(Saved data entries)

'''

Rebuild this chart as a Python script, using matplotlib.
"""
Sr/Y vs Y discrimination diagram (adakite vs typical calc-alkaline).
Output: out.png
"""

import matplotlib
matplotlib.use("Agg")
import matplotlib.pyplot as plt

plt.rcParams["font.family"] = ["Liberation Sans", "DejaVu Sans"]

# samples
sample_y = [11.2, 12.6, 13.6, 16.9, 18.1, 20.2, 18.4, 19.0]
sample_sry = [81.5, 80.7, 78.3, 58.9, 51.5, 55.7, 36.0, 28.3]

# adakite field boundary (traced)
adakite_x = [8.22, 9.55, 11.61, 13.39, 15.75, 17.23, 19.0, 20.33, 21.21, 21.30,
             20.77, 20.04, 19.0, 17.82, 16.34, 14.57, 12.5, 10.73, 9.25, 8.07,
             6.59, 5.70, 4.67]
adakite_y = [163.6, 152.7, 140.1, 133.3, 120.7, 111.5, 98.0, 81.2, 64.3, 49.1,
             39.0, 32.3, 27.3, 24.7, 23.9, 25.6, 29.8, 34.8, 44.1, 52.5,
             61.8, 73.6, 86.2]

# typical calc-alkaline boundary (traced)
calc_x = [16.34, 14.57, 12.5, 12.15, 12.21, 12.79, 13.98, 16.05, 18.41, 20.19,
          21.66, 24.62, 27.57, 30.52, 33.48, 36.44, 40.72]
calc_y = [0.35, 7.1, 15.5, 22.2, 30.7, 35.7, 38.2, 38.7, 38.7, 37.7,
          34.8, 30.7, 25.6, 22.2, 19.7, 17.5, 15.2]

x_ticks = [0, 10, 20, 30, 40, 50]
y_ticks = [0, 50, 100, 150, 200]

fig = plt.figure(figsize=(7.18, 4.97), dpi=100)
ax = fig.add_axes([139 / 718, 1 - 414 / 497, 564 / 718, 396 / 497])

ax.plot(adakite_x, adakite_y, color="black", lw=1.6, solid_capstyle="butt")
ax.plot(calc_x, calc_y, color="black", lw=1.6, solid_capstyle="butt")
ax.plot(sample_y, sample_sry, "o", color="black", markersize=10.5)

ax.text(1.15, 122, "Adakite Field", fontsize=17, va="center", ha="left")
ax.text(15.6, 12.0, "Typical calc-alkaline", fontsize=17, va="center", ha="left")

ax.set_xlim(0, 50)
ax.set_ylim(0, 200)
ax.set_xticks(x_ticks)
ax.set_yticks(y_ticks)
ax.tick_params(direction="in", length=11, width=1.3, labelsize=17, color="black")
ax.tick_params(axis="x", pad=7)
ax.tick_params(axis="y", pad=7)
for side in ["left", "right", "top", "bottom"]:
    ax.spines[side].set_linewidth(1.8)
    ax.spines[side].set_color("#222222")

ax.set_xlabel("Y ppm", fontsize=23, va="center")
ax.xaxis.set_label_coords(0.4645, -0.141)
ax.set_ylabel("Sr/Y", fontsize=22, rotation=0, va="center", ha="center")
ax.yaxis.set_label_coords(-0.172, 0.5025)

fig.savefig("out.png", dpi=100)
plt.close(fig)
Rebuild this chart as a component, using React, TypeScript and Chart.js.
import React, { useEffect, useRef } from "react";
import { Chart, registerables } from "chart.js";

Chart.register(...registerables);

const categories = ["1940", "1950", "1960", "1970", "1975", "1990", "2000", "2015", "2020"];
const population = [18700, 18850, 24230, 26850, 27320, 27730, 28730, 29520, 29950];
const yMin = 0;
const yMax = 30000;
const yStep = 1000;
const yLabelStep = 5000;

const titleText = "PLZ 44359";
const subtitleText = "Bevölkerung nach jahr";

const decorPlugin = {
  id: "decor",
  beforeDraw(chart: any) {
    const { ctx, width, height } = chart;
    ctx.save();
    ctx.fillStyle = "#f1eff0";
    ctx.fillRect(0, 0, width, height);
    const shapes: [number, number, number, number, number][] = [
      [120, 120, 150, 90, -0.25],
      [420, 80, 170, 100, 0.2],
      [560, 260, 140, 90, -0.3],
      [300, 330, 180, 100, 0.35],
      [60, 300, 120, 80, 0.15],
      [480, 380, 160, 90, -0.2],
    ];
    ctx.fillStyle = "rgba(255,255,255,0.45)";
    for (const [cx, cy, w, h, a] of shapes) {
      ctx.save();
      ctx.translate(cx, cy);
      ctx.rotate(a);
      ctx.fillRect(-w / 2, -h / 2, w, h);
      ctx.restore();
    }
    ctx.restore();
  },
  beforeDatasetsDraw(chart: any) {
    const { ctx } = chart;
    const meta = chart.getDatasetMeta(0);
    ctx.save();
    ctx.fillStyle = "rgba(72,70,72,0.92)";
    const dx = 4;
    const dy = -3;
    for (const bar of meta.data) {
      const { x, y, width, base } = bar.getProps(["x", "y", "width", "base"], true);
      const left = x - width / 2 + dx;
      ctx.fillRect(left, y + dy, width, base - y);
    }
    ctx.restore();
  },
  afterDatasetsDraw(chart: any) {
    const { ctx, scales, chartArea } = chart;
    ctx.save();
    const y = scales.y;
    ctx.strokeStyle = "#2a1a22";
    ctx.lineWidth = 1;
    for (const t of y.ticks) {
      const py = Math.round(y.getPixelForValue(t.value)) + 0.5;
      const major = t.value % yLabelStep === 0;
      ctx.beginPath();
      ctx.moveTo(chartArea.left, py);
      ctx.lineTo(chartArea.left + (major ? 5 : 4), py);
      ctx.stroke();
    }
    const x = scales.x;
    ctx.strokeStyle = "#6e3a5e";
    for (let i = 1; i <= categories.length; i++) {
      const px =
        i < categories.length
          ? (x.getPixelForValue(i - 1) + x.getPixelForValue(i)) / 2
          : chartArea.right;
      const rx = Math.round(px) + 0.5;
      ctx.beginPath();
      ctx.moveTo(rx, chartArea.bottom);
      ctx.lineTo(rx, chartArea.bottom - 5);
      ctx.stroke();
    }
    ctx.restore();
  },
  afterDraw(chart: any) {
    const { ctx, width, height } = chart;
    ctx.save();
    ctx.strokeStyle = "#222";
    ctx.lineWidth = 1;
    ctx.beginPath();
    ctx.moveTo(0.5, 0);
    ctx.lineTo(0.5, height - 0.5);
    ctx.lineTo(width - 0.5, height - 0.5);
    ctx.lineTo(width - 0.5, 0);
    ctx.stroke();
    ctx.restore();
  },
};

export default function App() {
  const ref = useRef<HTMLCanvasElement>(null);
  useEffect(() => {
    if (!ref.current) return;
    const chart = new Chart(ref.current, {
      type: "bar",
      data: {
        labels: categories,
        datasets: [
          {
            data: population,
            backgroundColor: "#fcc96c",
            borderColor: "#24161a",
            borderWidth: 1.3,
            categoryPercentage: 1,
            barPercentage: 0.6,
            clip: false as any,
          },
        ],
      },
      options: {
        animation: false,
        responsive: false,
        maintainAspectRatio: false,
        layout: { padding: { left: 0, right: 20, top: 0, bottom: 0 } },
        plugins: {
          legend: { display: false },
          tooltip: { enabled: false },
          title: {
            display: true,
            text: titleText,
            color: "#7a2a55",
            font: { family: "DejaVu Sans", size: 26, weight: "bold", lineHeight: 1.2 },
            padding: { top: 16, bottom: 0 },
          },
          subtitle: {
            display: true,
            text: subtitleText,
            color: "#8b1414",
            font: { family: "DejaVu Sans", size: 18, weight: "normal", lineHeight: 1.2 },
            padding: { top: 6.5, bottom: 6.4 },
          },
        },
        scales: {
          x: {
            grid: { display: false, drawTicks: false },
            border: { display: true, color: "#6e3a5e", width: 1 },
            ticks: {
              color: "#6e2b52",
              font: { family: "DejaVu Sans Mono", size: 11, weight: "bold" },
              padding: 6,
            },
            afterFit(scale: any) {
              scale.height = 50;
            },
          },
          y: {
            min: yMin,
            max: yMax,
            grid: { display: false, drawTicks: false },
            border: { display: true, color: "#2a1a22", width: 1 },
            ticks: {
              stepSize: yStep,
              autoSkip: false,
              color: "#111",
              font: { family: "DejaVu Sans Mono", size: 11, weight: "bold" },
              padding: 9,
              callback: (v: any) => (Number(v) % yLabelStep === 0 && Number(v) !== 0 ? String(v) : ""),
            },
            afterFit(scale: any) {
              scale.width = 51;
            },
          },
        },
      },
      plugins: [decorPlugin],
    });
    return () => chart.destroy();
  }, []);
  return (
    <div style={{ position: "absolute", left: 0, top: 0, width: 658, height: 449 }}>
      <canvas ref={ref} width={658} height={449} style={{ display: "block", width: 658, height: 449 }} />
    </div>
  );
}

'''

Challenge = Copy verbatim the line that contains "Rebuild this chart as a component, using", the line that contains "Chart.register(...registerables);", and all lines between them.

Full response =
Rebuild this chart as a component, using React, TypeScript and Chart.js.
import React, { useEffect, useRef } from "react";
import { Chart, registerables } from "chart.js";

Chart.register(...registerables);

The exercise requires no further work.